▶ Exercise brief: Skip all pictures. Write out the data below from its first line through the line that contains "const pLeft = 367.7, pRight".

▶ Data segment:
# # #
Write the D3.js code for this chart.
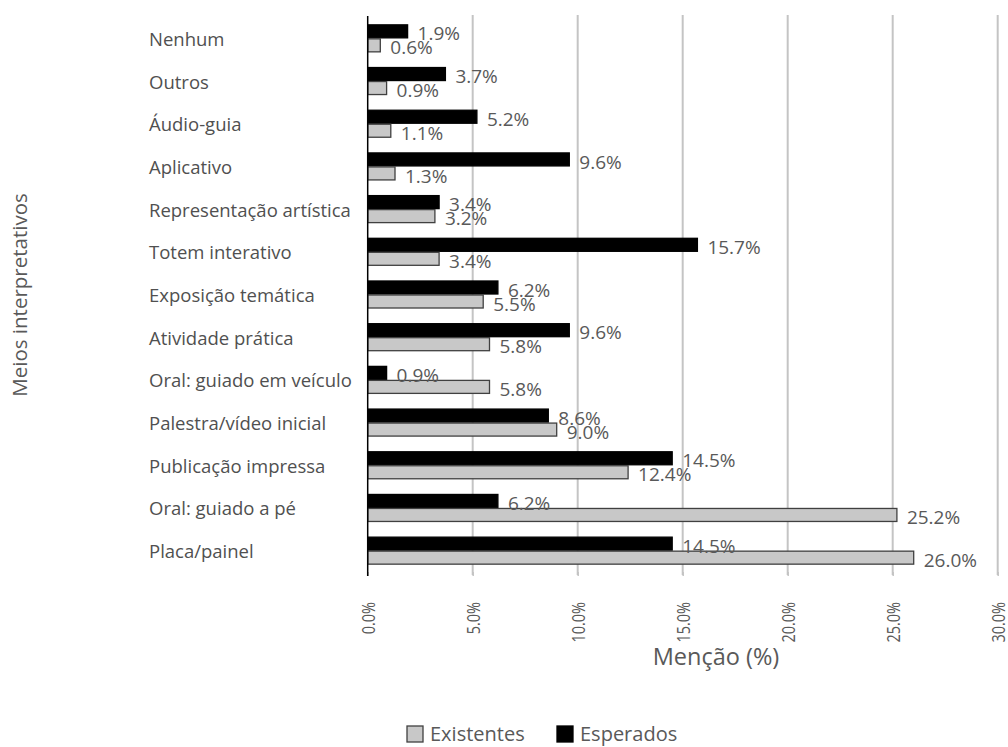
<!DOCTYPE html>
<html>
<head>
<meta charset="utf-8">
<script src="https://cdn.jsdelivr.net/npm/d3@7"></script>
<style>
  body { margin: 0; background: #fff; }
  svg { display: block; }
  text { font-family: "Open Sans", "Noto Sans", sans-serif; }
</style>
</head>
<body>
<svg id="chart" width="1008" height="747"></svg>
<script>
const categories = [
  "Nenhum", "Outros", "Áudio-guia", "Aplicativo", "Representação artística",
  "Totem interativo", "Exposição temática", "Atividade prática",
  "Oral: guiado em veículo", "Palestra/vídeo inicial", "Publicação impressa",
  "Oral: guiado a pé", "Placa/painel"
];
const existentes = [0.6, 0.9, 1.1, 1.3, 3.2, 3.4, 5.5, 5.8, 5.8, 9.0, 12.4, 25.2, 26.0];
const esperados  = [1.9, 3.7, 5.2, 9.6, 3.4, 15.7, 6.2, 9.6, 0.9, 8.6, 14.5, 6.2, 14.5];
const xTicks = [0, 5, 10, 15, 20, 25, 30];
const seriesNames = ["Esperados", "Existentes"];
const legendNames = ["Existentes", "Esperados"];

const svg = d3.select("#chart");
const pLeft = 367.7, pRight = 997.7, pTop = 17, pBottom = 572;

const x = d3.scaleLinear().domain([0, 30]).range([pLeft, pRight]);
const y = d3.scaleBand().domain(categories).range([pTop, pBottom]).paddingInner(0.344).paddingOuter(0.172);
const ySub = d3.scaleBand().domain(seriesNames).range([0, y.bandwidth()]);

const fills = { Esperados: "#000000", Existentes: "#c8c8c8" };
const strokes = { Esperados: "#000000", Existentes: "#404040" };
const textCol = "#595959";

// gridlines
svg.append("g").selectAll("line").data(xTicks.filter(d => d > 0)).join("line")
  .attr("x1", d => x(d)).attr("x2", d => x(d))
  .attr("y1", pTop - 2).attr("y2", pBottom + 3)
  .attr("stroke", "#c4c4c4").attr("stroke-width", 2);

// x axis ticks + labels
const xAxis = d3.axisBottom(x).tickValues(xTicks).tickSize(4).tickFormat(d => d.toFixed(1) + "%");
const gx = svg.append("g").attr("transform", `translate(0,${pBottom})`).call(xAxis);
gx.select(".domain").remove();
gx.selectAll(".tick line").attr("stroke", "#c4c4c4").attr("stroke-width", 1.5);
gx.selectAll(".tick text")
  .attr("transform", "rotate(-90) scale(1,1.3)")
  .attr("x", -30).attr("y", 0).attr("dy", "0.35em")
  .attr("text-anchor", "end")
  .attr("fill", textCol).style("font-size", "14.5px");

// bars
const rows = categories.map((c, i) => ({ c, Esperados: esperados[i], Existentes: existentes[i] }));
const groups = svg.append("g").selectAll("g").data(rows).join("g")
  .attr("transform", d => `translate(0,${y(d.c)})`);

groups.selectAll("rect").data(d => seriesNames.map(s => ({ s, v: d[s] }))).join("rect")
  .attr("x", x(0))
  .attr("y", d => ySub(d.s) + 0.5)
  .attr("width", d => x(d.v) - x(0))
  .attr("height", ySub.bandwidth() - 1)
  .attr("fill", d => fills[d.s])
  .attr("stroke", d => strokes[d.s]).attr("stroke-width", 1.3);

groups.selectAll("text.val").data(d => seriesNames.map(s => ({ s, v: d[s] }))).join("text")
  .attr("class", "val")
  .attr("x", d => x(d.v) + 10)
  .attr("y", d => ySub(d.s) + ySub.bandwidth() / 2 + 2.5)
  .attr("dy", "0.35em")
  .attr("fill", textCol).style("font-size", "19px")
  .text(d => d.v.toFixed(1) + "%");

// y axis line
svg.append("line").attr("x1", x(0)).attr("x2", x(0))
  .attr("y1", pTop - 1).attr("y2", pBottom + 4)
  .attr("stroke", "#000").attr("stroke-width", 1.5);

// category labels
svg.append("g").selectAll("text").data(categories).join("text")
  .attr("x", 149).attr("y", d => y(d) + y.bandwidth() / 2 + 1)
  .attr("dy", "0.35em")
  .attr("fill", "#505050").style("font-size", "18.5px")
  .text(d => d);

// axis titles
svg.append("text").attr("x", 716).attr("y", 657).attr("dy", "0.35em")
  .attr("text-anchor", "middle").attr("fill", textCol).style("font-size", "23.5px")
  .text("Menção (%)");
svg.append("text").attr("transform", "translate(20,295) rotate(-90)").attr("dy", "0.35em")
  .attr("text-anchor", "middle").attr("fill", textCol).style("font-size", "20.5px")
  .text("Meios interpretativos");

// legend
const legend = svg.append("g").attr("transform", "translate(407,733)");
const legX = { Existentes: 0, Esperados: 150 };
legend.selectAll("rect").data(legendNames).join("rect")
  .attr("x", d => legX[d]).attr("y", -7).attr("width", 16).attr("height", 16)
  .attr("fill", d => fills[d]).attr("stroke", d => strokes[d]).attr("stroke-width", 1.3);
legend.selectAll("text").data(legendNames).join("text")
  .attr("x", d => legX[d] + 23).attr("y", 1).attr("dy", "0.35em")
  .attr("fill", textCol).style("font-size", "20px")
  .text(d => d);
</script>
</body>
</html>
# # #
▶ Result:
Write the D3.js code for this chart.
<!DOCTYPE html>
<html>
<head>
<meta charset="utf-8">
<script src="https://cdn.jsdelivr.net/npm/d3@7"></script>
<style>
  body { margin: 0; background: #fff; }
  svg { display: block; }
  text { font-family: "Open Sans", "Noto Sans", sans-serif; }
</style>
</head>
<body>
<svg id="chart" width="1008" height="747"></svg>
<script>
const categories = [
  "Nenhum", "Outros", "Áudio-guia", "Aplicativo", "Representação artística",
  "Totem interativo", "Exposição temática", "Atividade prática",
  "Oral: guiado em veículo", "Palestra/vídeo inicial", "Publicação impressa",
  "Oral: guiado a pé", "Placa/painel"
];
const existentes = [0.6, 0.9, 1.1, 1.3, 3.2, 3.4, 5.5, 5.8, 5.8, 9.0, 12.4, 25.2, 26.0];
const esperados  = [1.9, 3.7, 5.2, 9.6, 3.4, 15.7, 6.2, 9.6, 0.9, 8.6, 14.5, 6.2, 14.5];
const xTicks = [0, 5, 10, 15, 20, 25, 30];
const seriesNames = ["Esperados", "Existentes"];
const legendNames = ["Existentes", "Esperados"];

const svg = d3.select("#chart");
const pLeft = 367.7, pRight = 997.7, pTop = 17, pBottom = 572;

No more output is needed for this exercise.